José Luis Aristizábal Ramírez, profesional en estudios políticos y resolución de conflictos.
Colombia, una nación constantemente dividida entre ideologías, tendencias políticas, estratos sociales, regiones y microrregiones, tiene hoy nuevamente un desafío importante en el proceso de ser un Estado nación unificado.
El ascenso a la presidencia de Gustavo Petro simboliza muchas cosas, entre esas, el arribo de la izquierda a la jefatura de Estado, la posibilidad de una transformación prometida en campaña y de hacer las cosas de una manera diferente, ofreciendo garantías a la oposición y oportunidades a los sectores alternativos.
Hasta ahí la idea es muy buena e interesante, pese a las críticas realizadas en campaña por la llegada de polémicos, tradicionales, competentes y muy hábiles políticos como Armando Benedetti y Roy Barreras.
El cambio se veía en ese momento como una oportunidad para acabar con la polarización que normalmente vivimos, pero poco duró la luna de miel. Los sectores más radicales de la izquierda se sintieron defraudados por la composición de un muy interesante gabinete, con ministros experimentados y de gran prestigio, pero que no representaban a la izquierda.
Además un gabinete que en sus filas contó inicialmente con cuotas de partidos que de manera clara y sin reparos hicieron un “giro copernicano” y terminaron haciendo parte de una coalición de gobierno que pocos vieron con buenos ojos y que algunos pensamos, no duraría mucho tiempo.
Llegó la reforma tributaria, una que a diferencia de la anterior no tuvo un estallido social, solo una rápida aprobación en el capitolio nacional. También llegó el voto positivo a un plan nacional de desarrollo bastante progresista, con un énfasis importante en la protección medioambiental.
De ahí que la aplanadora petrista se impone, decían algunos, y tan rápido como llegó el descontento de los sectores más radicales de la izquierda, igualmente arribó el malestar de los partidos tradicionales, con ello los cuestionamientos a la reforma a la salud, que ostentó en esta oportunidad el papel del florero de Llorente y la posibilidad de desarmar esa coalición tan fácilmente lograda.
Este nuevo panorama hizo que el discurso presidencial fuese más vehemente, el “balconazo” poco sirvió y la amenaza presidencial de tomarse las calles si el congreso no apruebaba las reformas presentadas, generó un reacción contraria a la esperada.

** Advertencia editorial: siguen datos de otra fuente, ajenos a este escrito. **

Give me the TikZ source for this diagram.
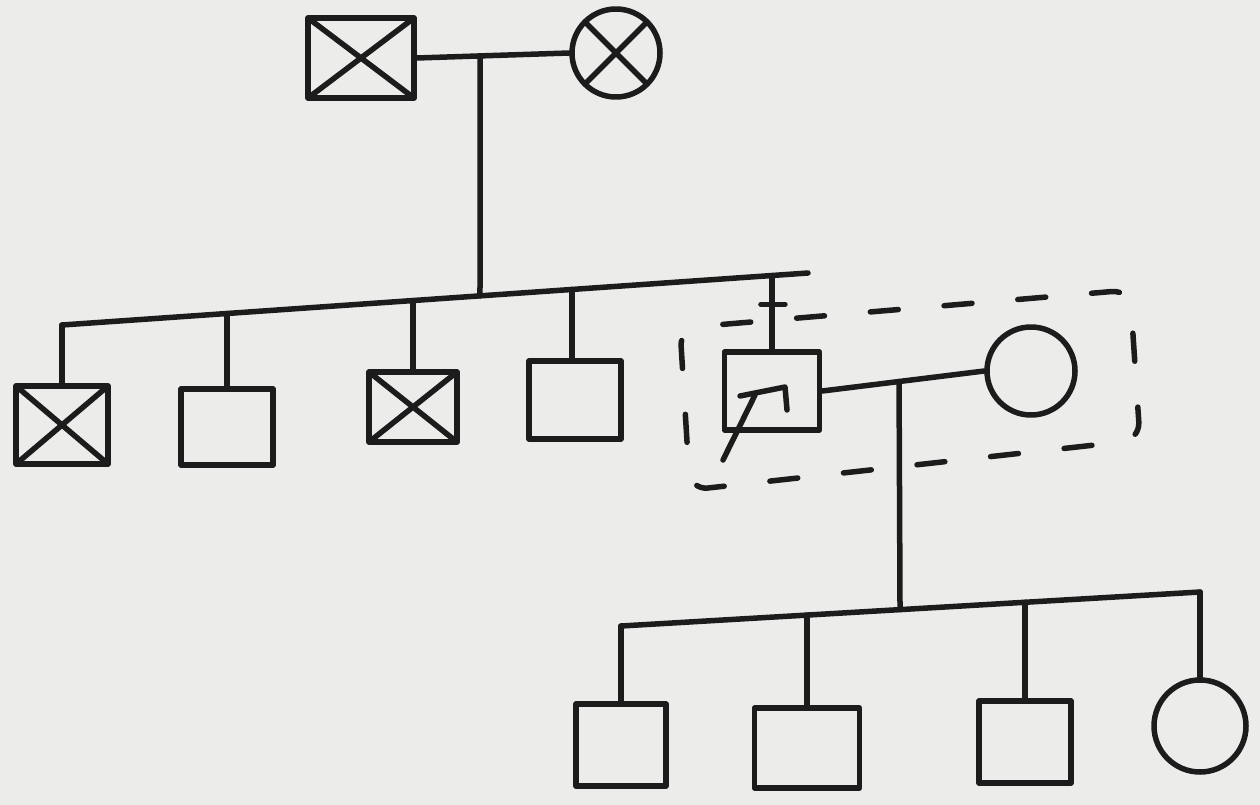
\documentclass[tikz,border=0pt]{standalone}
\usetikzlibrary{calc}
\definecolor{ink}{HTML}{1C1C1C}
\definecolor{paper}{HTML}{ECEDEA}
\begin{document}
\begin{tikzpicture}[x=1pt,y=-1pt,
  pen/.style={line width=5.5pt, draw=ink, line cap=round, line join=round},
  male/.style={pen, rectangle, inner sep=0pt, minimum width=92pt, minimum height=78pt},
  female/.style={pen, circle, inner sep=0pt, minimum size=88pt},
  crossed/.style={path picture={
    \draw[pen] (path picture bounding box.north west) -- (path picture bounding box.south east)
               (path picture bounding box.north east) -- (path picture bounding box.south west);}},
  group/.style={pen, dash pattern=on 28pt off 46pt, dash phase=49pt, rounded corners=18pt}]

\fill[paper] (0,0) rectangle (1260,805);
\useasboundingbox (0,0) rectangle (1260,805);

% generation I
\node[male, crossed, minimum width=106pt, minimum height=80pt] (gf) at (361,58) {};
\node[female, crossed] (gm) at (616,53) {};

% generation II
\node[male, crossed] (c1) at (62,425) {};
\node[male, minimum height=76pt] (c2) at (227,427) {};
\node[male, crossed, minimum width=88pt, minimum height=70pt] (c3) at (413,407) {};
\node[male] (c4) at (575,400) {};
\node[male, minimum width=95pt] (c5) at (772,391) {};
\node[female] (pw) at (1031,371) {};

% generation III
\node[male, minimum width=90pt, minimum height=82pt] (g1) at (621,745) {};
\node[male, minimum width=105pt, minimum height=80pt] (g2) at (807,748) {};
\node[male, minimum height=82pt] (g3) at (1025,742) {};
\node[female, minimum size=92pt] (g4) at (1200,726) {};

% couple I and their sibship
\draw[pen] (gf.east) -- (gm.west) coordinate[pos=0.416] (m1);
\coordinate (sL) at (62,325);
\coordinate (sR) at (808,273);
\draw[pen] (sL) -- (sR)
  coordinate[pos=0.5603] (s1)
  coordinate[pos=0.2212] (d2)
  coordinate[pos=0.4705] (d3)
  coordinate[pos=0.6836] (d4)
  coordinate[pos=0.9517] (d5);
\draw[pen] (m1) -- (s1);
\draw[pen] (sL) -- (c1.north);
\draw[pen] (d2) -- (d2 |- c2.north);
\draw[pen] (d3) -- (d3 |- c3.north);
\draw[pen] (d4) -- (d4 |- c4.north);
\draw[pen] (d5) -- (d5 |- c5.north) coordinate[pos=0.39] (tk);
\draw[pen] ([xshift=-11pt]tk) -- ([xshift=13pt]tk);

% proband arrow
\draw[pen] ([shift={(-49,69)}]c5.center) -- ([shift={(-17,4)}]c5.center);
\draw[pen] ([shift={(-32,5)}]c5.center) -- ([shift={(13,-4)}]c5.center) -- ([shift={(15,19)}]c5.center);

% couple II and their sibship
\draw[pen] (c5.east) -- (pw.west) coordinate[pos=0.474] (m2);
\coordinate (tL) at (621,626);
\coordinate (tR) at (1200,592);
\draw[pen] (tL) -- (tR)
  coordinate[pos=0.4819] (t3)
  coordinate[pos=0.3212] (e2)
  coordinate[pos=0.6978] (e3);
\draw[pen] (m2) -- (t3);
\draw[pen] (tL) -- (g1.north);
\draw[pen] (e2) -- (e2 |- g2.north);
\draw[pen] (e3) -- (e3 |- g3.north);
\draw[pen] (tR) -- (g4.north);

% dashed outline round the proband and his partner
\draw[group] (680,328) -- (1130,290) -- (1140,440) -- (690,490) -- cycle;

\end{tikzpicture}
\end{document}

La polarización emanada desde el primer mandatario desarrolló una cascada de desafortunados hechos que hundieron la reforma laboral, el proyecto de ley para la legalización del cannabis para mayores de edad y dejaron en un estado muy complejo y casi insalvable a la reforma a la salud y la reforma pensional.
En el marco de la división de poderes amenazar el congreso no es buena señal, menos aún invitar a las calles a una ciudadanía que si bien le eligió como presidente en junio del año pasado, lo hizo con un pequeño margen frente al peor candidato posible, que además después de la primera vuelta no hizo campaña y aun así, la gente con tal de no votar por Petro lo marcó en el tarjetón.

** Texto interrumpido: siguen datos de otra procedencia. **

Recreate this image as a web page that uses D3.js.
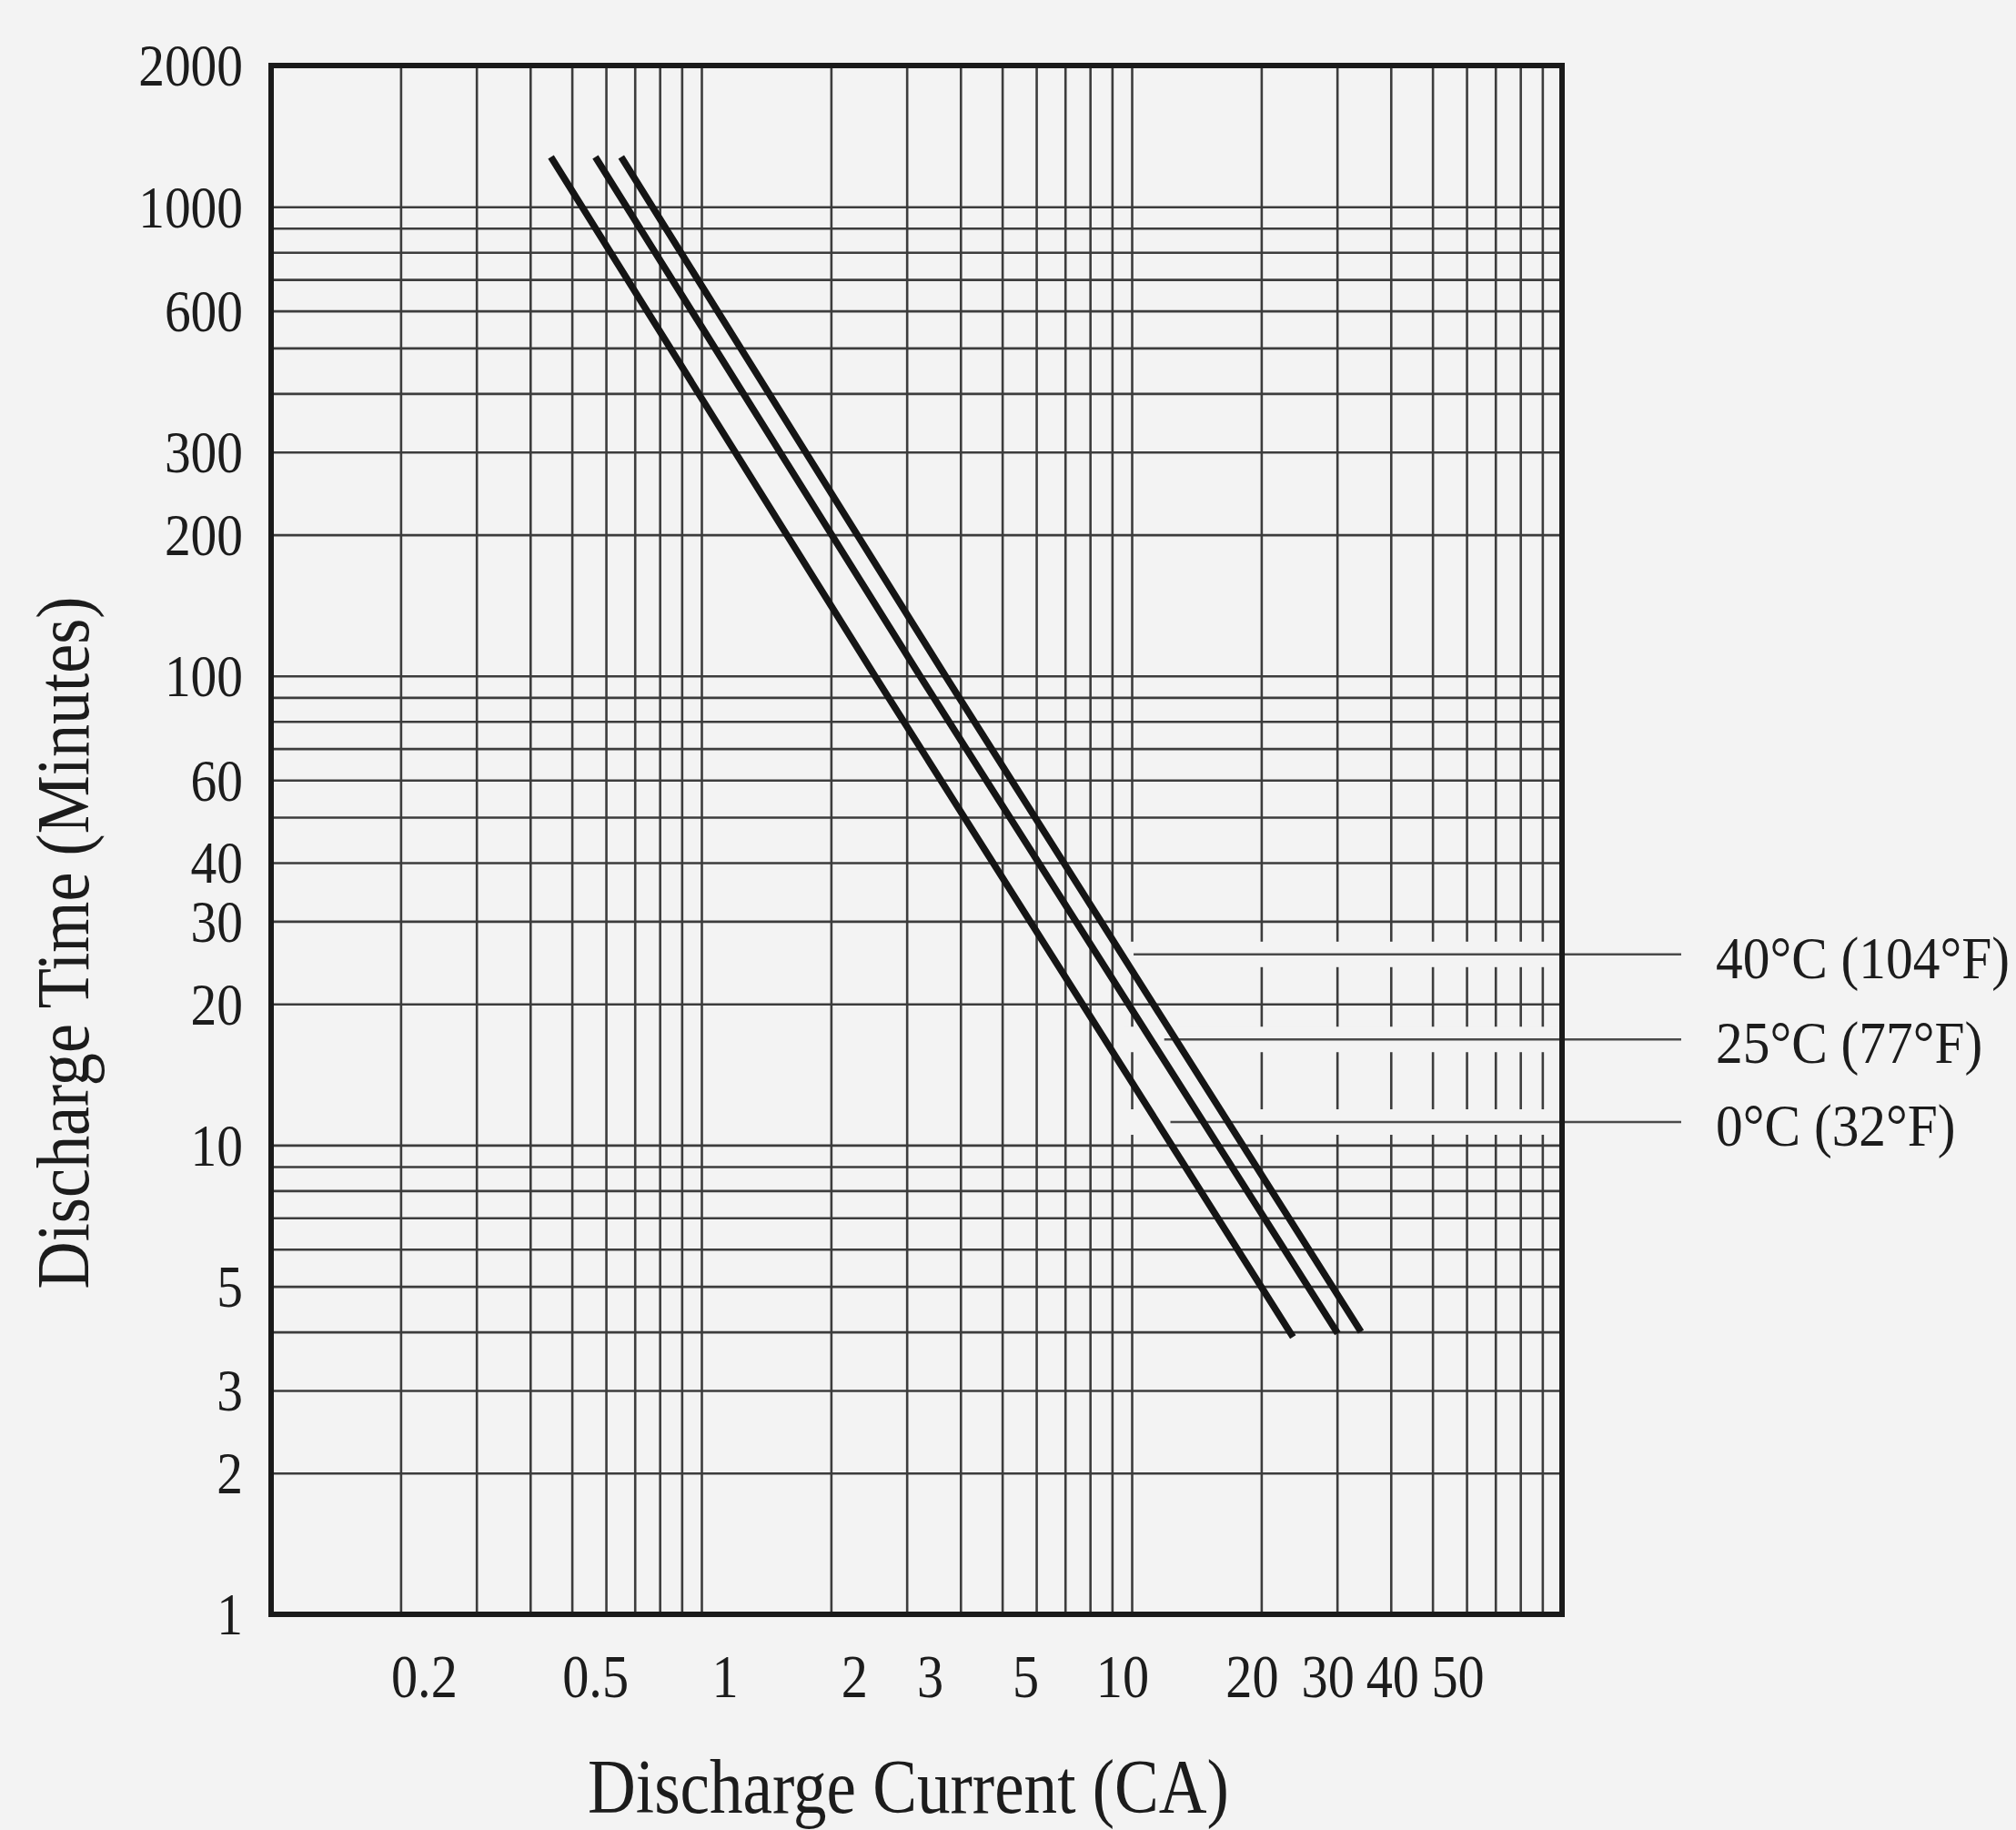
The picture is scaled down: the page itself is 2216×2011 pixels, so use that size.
<!DOCTYPE html>
<html>
<head>
<meta charset="utf-8">
<script src="https://cdn.jsdelivr.net/npm/d3@7"></script>
<style>
  html, body { margin: 0; padding: 0; background: #f3f3f3; }
  svg { display: block; }
  text { font-family: "Liberation Serif", "Times New Roman", serif; fill: #1c1c1c; }
</style>
</head>
<body>
<svg id="chart"></svg>
<script>
// tick labels and grid values
const xTickLabels = [0.2, 0.5, 1, 2, 3, 5, 10, 20, 30, 40, 50];
const yTickLabels = [1, 2, 3, 5, 10, 20, 30, 40, 60, 100, 200, 300, 600, 1000, 2000];
const xGrid = [0.2, 0.3, 0.4, 0.5, 0.6, 0.7, 0.8, 0.9, 1, 2, 3, 4, 5, 6, 7, 8, 9, 10,
  20, 30, 40, 50, 60, 70, 80, 90];
const yGrid = [2, 3, 4, 5, 6, 7, 8, 9, 10, 20, 30, 40, 50, 60, 70, 80, 90, 100,
  200, 300, 400, 500, 600, 700, 800, 900, 1000];

// discharge curves (current in CA, time in minutes)
const temps = ["0°C (32°F)", "25°C (77°F)", "40°C (104°F)"];
const current0C = [0.447, 2.53, 23.7];
const time0C = [1277, 100, 3.9];
const current25C = [0.567, 3.22, 30.1];
const time25C = [1277, 100, 3.97];
const current40C = [0.651, 3.69, 34.1];
const time40C = [1277, 100, 4.0];

// legend leader lines: time level and current where each starts
const leaderTime = [11.2, 16.8, 25.5];
const leaderStart = [12.3, 11.9, 10.1];

const W = 2216, H = 2011;
const M = { left: 298, top: 72, right: 1717, bottom: 1774 };
const BG = "#f3f3f3";
const GRID = "#3c3c3c";

const svg = d3.select("#chart").attr("width", W).attr("height", H);
svg.append("rect").attr("width", W).attr("height", H).attr("fill", BG);

const x = d3.scaleLog().domain([0.1, 100]).range([M.left, M.right]);
const y = d3.scaleLog().domain([1, 2000]).range([M.bottom, M.top]);

// the printed x labels sit a little off their grid lines
const labelNudge = d3.scaleThreshold().domain([10, 40, 50]).range([26, -10, 2, 28]);

// vertical grid
svg.append("g")
  .attr("transform", `translate(0,${M.bottom})`)
  .call(d3.axisBottom(x).tickValues(xGrid).tickSize(-(M.bottom - M.top)).tickFormat(""))
  .call(g => g.select(".domain").remove())
  .selectAll("line").attr("stroke", GRID).attr("stroke-width", 2.6);

// horizontal grid
svg.append("g")
  .attr("transform", `translate(${M.left},0)`)
  .call(d3.axisLeft(y).tickValues(yGrid).tickSize(-(M.right - M.left)).tickFormat(""))
  .call(g => g.select(".domain").remove())
  .selectAll("line").attr("stroke", GRID).attr("stroke-width", 2.6);

// gaps in the vertical grid around the leader lines
svg.append("g").selectAll("rect")
  .data(leaderTime)
  .enter().append("rect")
  .attr("x", x(10) - 8)
  .attr("width", M.right - x(10) + 8)
  .attr("y", d => y(d) - 14)
  .attr("height", 28)
  .attr("fill", BG);

// leader lines
svg.append("g").selectAll("line")
  .data(leaderTime)
  .enter().append("line")
  .attr("x1", (d, i) => x(leaderStart[i]))
  .attr("x2", M.right + 131)
  .attr("y1", d => y(d))
  .attr("y2", d => y(d))
  .attr("stroke", "#4a4a4a")
  .attr("stroke-width", 2.6);

// legend labels
svg.append("g").selectAll("g")
  .data(leaderTime)
  .enter().append("g")
  .attr("transform", d => `translate(${M.right + 169},${y(d) + 26})`)
  .append("text")
  .attr("transform", "scale(0.9,1)")
  .attr("font-size", 66)
  .text((d, i) => temps[i]);

// curves
const series = [
  { current: current0C, time: time0C },
  { current: current25C, time: time25C },
  { current: current40C, time: time40C }
];
const line = d3.line().x(d => x(d[0])).y(d => y(d[1]));
svg.append("g").selectAll("path")
  .data(series)
  .enter().append("path")
  .attr("d", s => line(s.current.map((c, i) => [c, s.time[i]])))
  .attr("fill", "none")
  .attr("stroke", "#151515")
  .attr("stroke-width", 7.5);

// frame
svg.append("rect")
  .attr("x", M.left).attr("y", M.top)
  .attr("width", M.right - M.left).attr("height", M.bottom - M.top)
  .attr("fill", "none").attr("stroke", "#1a1a1a").attr("stroke-width", 6);

// y tick labels
svg.append("g").selectAll("g")
  .data(yTickLabels)
  .enter().append("g")
  .attr("transform", d => `translate(${M.left - 31},${y(d)})`)
  .append("text")
  .attr("transform", "scale(0.87,1)")
  .attr("text-anchor", "end")
  .attr("dy", "0.34em")
  .attr("font-size", 66)
  .text(d => String(d));

// x tick labels
svg.append("g").selectAll("g")
  .data(xTickLabels)
  .enter().append("g")
  .attr("transform", d => `translate(${x(d) + labelNudge(d)},${M.bottom + 91})`)
  .append("text")
  .attr("transform", "scale(0.87,1)")
  .attr("text-anchor", "middle")
  .attr("font-size", 67)
  .text(d => String(d));

// axis titles
svg.append("g")
  .attr("transform", `translate(${(M.left + M.right) / 2 - 9},${M.bottom + 218})`)
  .append("text")
  .attr("transform", "scale(0.87,1)")
  .attr("text-anchor", "middle")
  .attr("font-size", 84)
  .text("Discharge Current (CA)");

svg.append("g")
  .attr("transform", `translate(97,1036) rotate(-90)`)
  .append("text")
  .attr("transform", "scale(0.87,1)")
  .attr("text-anchor", "middle")
  .attr("font-size", 83)
  .text("Discharge Time (Minutes)");
</script>
</body>
</html>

Es necesario que nuestro presidente recuerde el artículo 188 de nuestra Constitución que dice “El Presidente de la República simboliza la unidad nacional y al jurar el cumplimiento de la Constitución y de las leyes, se obliga a garantizar los derechos y libertades de todos los colombianos.”
Por eso, la unidad que simboliza la dignidad del presidente es de tal magnitud que todos debemos exigirle estar a la altura y buscar la unidad en un polarizado país que anhela la paz total, o por lo menos se conforma con una paz parcial.